Les groupes terroristes contrôlant une partie d’un territoire sont tenus d’autoriser le passage des organisations humanitaires afin qu’elles portent secours aux populations civiles. En pratique, cela est bien plus complexe. En Syrie, depuis le début de la guerre civile et l’apparition de Daesh, l’acheminement humanitaire a sans cesse été confronté à de nombreuses difficultés. D’une part, il est parfois impossible pour les organisations humanitaires d’accéder à des zones contrôlées par les groupes terroristes encore actifs, et d’un autre côté, quand bien même les humanitaires auraient négocié un accès à ces zones, le régime syrien criminalise l’aide apportée dans les territoires occupés. En effet, la multiplication des législations nationales antiterroristes, prohibant et incriminant toute forme de soutien aux entités qualifiées de terroristes, complexifient et limitent les activités des organisations humanitaires.


Le 25 février dernier, M. Lowcock, le coordinateur des secours d’urgence des Nations Unies, déplorait auprès du Conseil de sécurité le manque d’accès pour acheminer l’aide humanitaire en Syrie alors que les besoins sont de plus en plus urgents. Selon les dernières données du Programme Alimentaire Mondial, 60% de la population n’a pas régulièrement accès à des aliments sains et nutritifs. De plus, l'organisation humanitaire Save the Children a souligné qu’au nord-est du pays, 79% des enseignants ont vu leurs élèves abandonner l’école, contraints d'aider leur famille financièrement.

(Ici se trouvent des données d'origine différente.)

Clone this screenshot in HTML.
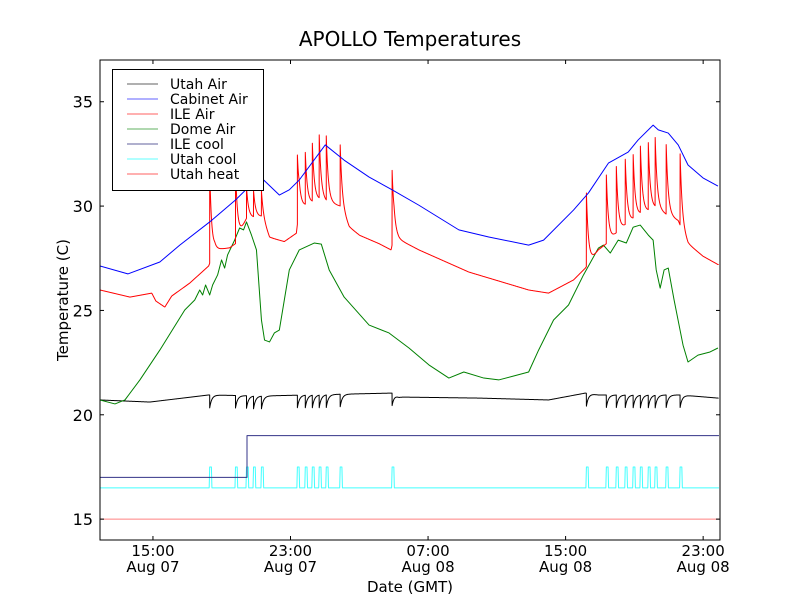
<!DOCTYPE html>
<html><head><meta charset="utf-8">
<style>
html,body{margin:0;padding:0;background:#fff;}
svg{display:block;font-family:"DejaVu Sans","Liberation Sans",sans-serif;}
</style></head>
<body>
<svg id="chart" width="800" height="600" viewBox="0 0 800 600" xmlns="http://www.w3.org/2000/svg">
<rect x="0" y="0" width="800" height="600" fill="#fff"/>
<text x="410" y="46" text-anchor="middle" font-size="20">APOLLO Temperatures</text>
<g id="plot"></g>
<g id="axes"></g>
<text x="410" y="592" text-anchor="middle" font-size="15">Date (GMT)</text>
<text transform="translate(68,300) rotate(-90)" text-anchor="middle" font-size="15">Temperature (C)</text>
<g id="legend"></g>
</svg>
<script>
// ---- data (hours since Aug 07 00:00 GMT as logged, temperatures in C) ----
const xTickHours = [15, 23, 31, 39, 47];
const xTickTime = ["15:00", "23:00", "07:00", "15:00", "23:00"];
const xTickDate = ["Aug 07", "Aug 07", "Aug 08", "Aug 08", "Aug 08"];
const yTicks = [15, 20, 25, 30, 35];

const cabinetT = [11.40,13.02,14.88,16.04,17.78,19.28,20.10,20.79,21.83,22.41,22.99,24.50,25.60,27.05,28.39,29.95,32.27,34.01,36.33,37.20,38.94,39.81,40.97,42.12,42.70,43.57,43.87,44.45,45.03,45.60,46.47,47.34];
const cabinetV = [27.13,26.75,27.32,28.13,29.24,30.29,30.96,31.35,30.53,30.78,31.25,32.93,32.20,31.39,30.78,30.04,28.86,28.52,28.13,28.37,29.81,30.63,32.06,32.59,33.17,33.88,33.65,33.50,32.93,31.97,31.35,30.96];

const ileBaseT = [11.40,13.14,14.41,14.65,15.17,15.57,16.62,17.72,18.07,18.94,19.28,19.92,20.79,21.26,22.12,22.82,22.99,24.15,25.37,25.89,26.50,27.63,28.33,28.50,28.79,29.95,32.85,36.33,37.49,38.94,39.63,40.39,40.85,41.43,42.12,42.82,43.69,44.33,45.03,45.60,46.47,47.34];
const ileBaseV = [25.98,25.64,25.83,25.45,25.16,25.69,26.31,27.13,27.90,28.00,28.20,29.40,29.50,28.50,28.30,28.70,29.90,30.30,30.00,29.00,28.60,28.20,27.90,28.60,28.40,27.90,26.84,25.98,25.83,26.46,27.03,27.90,28.20,28.70,29.20,29.60,29.90,29.60,29.30,28.20,27.60,27.20];
const heatSpikeT = [17.78,19.28,19.92,20.33,20.79,22.88,23.34,23.75,24.15,24.56,25.37,28.39,39.69,40.85,41.43,41.95,42.41,42.83,43.29,43.69,44.33,45.14];
const ileSpikePeak = [31.8,31.9,30.9,30.7,30.7,32.45,32.5,32.93,33.31,33.26,32.93,31.71,30.63,31.49,31.87,32.2,32.4,32.78,32.97,33.17,32.93,32.5];

const domeT = [11.40,12.27,12.85,13.72,14.88,16.33,16.91,17.20,17.37,17.54,17.78,17.95,18.24,18.47,18.65,18.82,19.23,19.52,19.75,19.92,20.21,20.50,20.79,20.97,21.26,21.54,21.83,22.12,22.41,22.99,23.86,24.27,24.73,25.60,27.05,28.21,29.37,30.53,31.69,32.56,33.72,34.59,35.46,36.33,36.91,37.78,38.65,39.52,40.39,40.68,41.08,41.54,42.01,42.41,42.82,43.29,43.57,43.75,43.98,44.21,44.45,44.79,45.31,45.60,46.18,46.88,47.34];
const domeV = [20.71,20.52,20.71,21.67,23.10,25.02,25.50,25.98,25.74,26.22,25.74,26.22,26.70,27.42,27.03,27.66,28.37,28.95,28.86,29.24,28.61,27.90,24.54,23.58,23.49,23.92,24.06,25.50,26.94,27.90,28.23,28.18,26.94,25.64,24.30,23.92,23.20,22.39,21.76,22.05,21.76,21.67,21.86,22.05,23.10,24.54,25.26,26.70,27.99,28.13,27.75,28.37,28.23,28.99,29.09,28.61,28.37,26.94,26.07,26.94,27.03,25.50,23.34,22.53,22.86,23.01,23.20];

const utahBaseT = [11.40,14.30,17.72,20.79,28.39,28.79,33.43,37.49,39.63,40.39,45.14,47.34];
const utahBaseV = [20.71,20.61,20.95,20.90,21.04,20.85,20.80,20.71,21.04,20.95,20.95,20.80];
const utahDip = [0.62,0.6,0.6,0.6,0.6,0.6,0.6,0.6,0.6,0.6,0.6,0.6,0.62,0.6,0.6,0.6,0.6,0.6,0.6,0.6,0.6,0.6];

const ileCoolT = [11.40,19.95,19.95,47.40];
const ileCoolV = [17.0,17.0,19.0,19.0];
const utahCoolOff = 16.5, utahCoolOn = 17.5;
const utahHeatT = [11.40,47.40];
const utahHeatV = [15.0,15.0];

// ---- axes ----
const L=100,R=720,T=60,B=540;
const xMin=11.92,xMax=47.98,yMin=14,yMax=37;
const tShift=0.52; // logged hours -> axis hours
function sx(h){return L+(h-xMin)/(xMax-xMin)*(R-L);}
function sxd(t){return sx(t+tShift);}
function sy(v){return B-(v-yMin)/(yMax-yMin)*(B-T);}
function interp(ts,vs,t){
  if(t<=ts[0])return vs[0];
  for(let i=1;i<ts.length;i++){if(t<=ts[i]){const f=(t-ts[i-1])/(ts[i]-ts[i-1]||1);return vs[i-1]+f*(vs[i]-vs[i-1]);}}
  return vs[vs.length-1];
}
const NS="http://www.w3.org/2000/svg";
const plot=document.getElementById('plot');
const axes=document.getElementById('axes');
function mk(tag,attrs,parent){const e=document.createElementNS(NS,tag);for(const k in attrs)e.setAttribute(k,attrs[k]);parent.appendChild(e);return e;}

const defs=mk('defs',{},plot);
const cp=mk('clipPath',{id:'clip'},defs);
mk('rect',{x:L,y:T,width:R-L,height:B-T},cp);
plot.setAttribute('clip-path','url(#clip)');

function line(ts,vs,color,name,w){
  let d='';
  for(let i=0;i<ts.length;i++)d+=(i?'L':'M')+sxd(ts[i]).toFixed(2)+','+sy(vs[i]).toFixed(2);
  const p=mk('path',{d:d,fill:'none',stroke:color,'stroke-width':w||1,'stroke-linejoin':'round'},plot);
  
  
  return p;
}
function sampleTimes(){
  const s=[];
  for(let t=11.40;t<=47.40;t+=0.02)s.push(t);
  heatSpikeT.forEach(ts=>{s.push(ts-0.005);s.push(ts);s.push(ts+0.005);s.push(ts+0.1);s.push(ts+0.105);});
  return s.sort((a,b)=>a-b);
}
const ST=sampleTimes();

line(utahHeatT,utahHeatV,'#ff8080','utah-heat-line');
(function(){
  const t=[],v=[];
  t.push(11.40);v.push(utahCoolOff);
  heatSpikeT.forEach(ts=>{t.push(ts-0.03,ts,ts+0.1,ts+0.13);v.push(utahCoolOff,utahCoolOn,utahCoolOn,utahCoolOff);});
  t.push(47.4);v.push(utahCoolOff);
  line(t,v,'#40ffff','utah-cool-line');
})();
line(ileCoolT,ileCoolV,'#333388','ile-cool-line');
(function(){
  const v=ST.map(t=>{let b=interp(utahBaseT,utahBaseV,t);heatSpikeT.forEach((ts,i)=>{if(t>=ts)b-=utahDip[i]*Math.exp(-(t-ts)/0.12);});return b;});
  line(ST,v,'#000000','utah-air-line');
})();
line(domeT,domeV,'#008000','dome-air-line');
(function(){
  const v=ST.map(t=>{let b=interp(ileBaseT,ileBaseV,t);heatSpikeT.forEach((ts,i)=>{if(t>=ts){const a=ileSpikePeak[i]-interp(ileBaseT,ileBaseV,ts);b+=a*Math.exp(-(t-ts)/0.12);}});return b;});
  line(ST,v,'#ff0000','ile-air-line');
})();
line(cabinetT,cabinetV,'#0000ff','cabinet-air-line');

const fr=mk('rect',{x:L,y:T,width:R-L,height:B-T,fill:'none',stroke:'#000','stroke-width':1},axes);


yTicks.forEach(v=>{
  const y=sy(v);
  mk('line',{x1:L,x2:L+4,y1:y,y2:y,stroke:'#000'},axes);
  mk('line',{x1:R,x2:R-4,y1:y,y2:y,stroke:'#000'},axes);
  const t=mk('text',{x:L-7,y:y+6,'text-anchor':'end','font-size':'16'},axes);
  t.textContent=v;
  
  
});
xTickHours.forEach((h,i)=>{
  const x=sx(h);
  mk('line',{x1:x,x2:x,y1:B,y2:B-4,stroke:'#000'},axes);
  mk('line',{x1:x,x2:x,y1:T,y2:T+4,stroke:'#000'},axes);
  const t1=mk('text',{x:x,y:556,'text-anchor':'middle','font-size':'15'},axes);
  t1.textContent=xTickTime[i];
  
  
  const t2=mk('text',{x:x,y:572,'text-anchor':'middle','font-size':'15'},axes);
  t2.textContent=xTickDate[i];
  
  
});

const lg=document.getElementById('legend');
const legNames=["Utah Air","Cabinet Air","ILE Air","Dome Air","ILE cool","Utah cool","Utah heat"];
const legColors=["#808080","#8080ff","#ff8080","#80c080","#8080b0","#80ffff","#ff8080"];
mk('rect',{x:112.5,y:69.5,width:151,height:121,fill:'#fff',stroke:'#000','stroke-width':1},lg);
legNames.forEach((n,i)=>{
  const y=84+i*15;
  const g=mk('g',{},lg);
  
  
  mk('line',{x1:127,x2:158,y1:y,y2:y,stroke:legColors[i],'stroke-width':1.2},g);
  const t=mk('text',{x:170,y:y+5,'font-size':'14'},g);
  t.textContent=n;
});
</script>
</body></html>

Ces différents défis illustrent particulièrement le fait que le terrorisme est un phénomène difficile à saisir au regard des outils juridiques et politiques dont nous disposons aujourd’hui. Les États se confrontent également à la problématique du financement du terrorisme et de la criminalité transnationale qui permet, en grande partie, de soutenir et faire vivre les différents groupes terroristes actuels.

Eloise Richard et Emma Scassola (contribution de Blandine Maltese)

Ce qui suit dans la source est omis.